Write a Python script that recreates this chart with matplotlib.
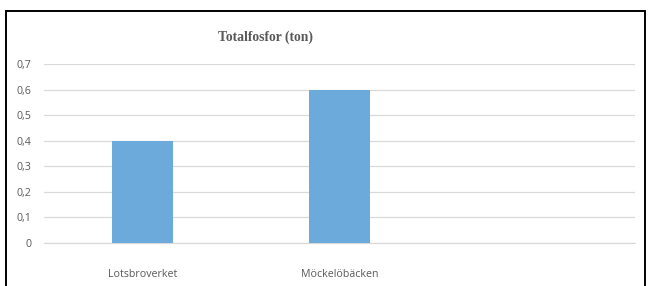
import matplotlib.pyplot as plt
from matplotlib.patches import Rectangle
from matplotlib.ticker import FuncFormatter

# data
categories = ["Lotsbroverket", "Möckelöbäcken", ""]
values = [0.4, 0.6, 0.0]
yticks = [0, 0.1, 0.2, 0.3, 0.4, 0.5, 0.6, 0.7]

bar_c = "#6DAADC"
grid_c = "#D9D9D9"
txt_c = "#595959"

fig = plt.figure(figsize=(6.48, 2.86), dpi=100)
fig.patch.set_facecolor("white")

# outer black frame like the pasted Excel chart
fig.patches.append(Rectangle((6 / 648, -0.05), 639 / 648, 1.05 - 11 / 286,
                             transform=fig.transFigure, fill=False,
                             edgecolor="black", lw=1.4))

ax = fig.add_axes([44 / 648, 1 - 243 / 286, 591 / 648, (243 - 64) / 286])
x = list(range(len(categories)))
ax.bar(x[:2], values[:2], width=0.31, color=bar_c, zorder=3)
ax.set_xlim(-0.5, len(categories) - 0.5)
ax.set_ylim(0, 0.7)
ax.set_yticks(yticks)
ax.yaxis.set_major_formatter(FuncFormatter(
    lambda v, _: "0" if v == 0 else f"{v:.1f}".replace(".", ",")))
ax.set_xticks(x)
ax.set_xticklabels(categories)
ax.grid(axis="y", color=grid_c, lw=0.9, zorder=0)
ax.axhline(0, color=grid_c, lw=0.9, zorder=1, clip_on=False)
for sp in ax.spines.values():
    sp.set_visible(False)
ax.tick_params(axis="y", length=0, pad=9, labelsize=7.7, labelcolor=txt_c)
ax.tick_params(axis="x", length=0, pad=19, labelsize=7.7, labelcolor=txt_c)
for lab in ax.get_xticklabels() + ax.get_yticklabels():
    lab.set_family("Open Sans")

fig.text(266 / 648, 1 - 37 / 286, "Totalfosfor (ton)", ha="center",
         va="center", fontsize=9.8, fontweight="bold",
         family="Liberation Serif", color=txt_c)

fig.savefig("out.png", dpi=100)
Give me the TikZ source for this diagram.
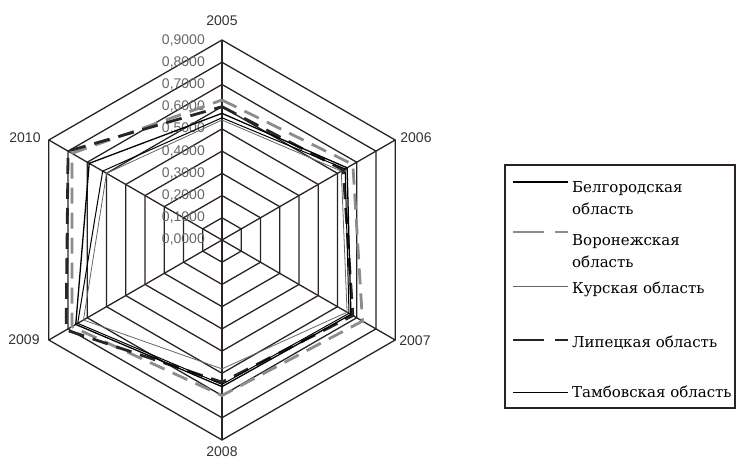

:: The problem ::
Pick out and copy the lines of the material that include the word "chart".

:: Finished answer ::
Write a Python script that recreates this chart with matplotlib.
# outer black frame like the pasted Excel chart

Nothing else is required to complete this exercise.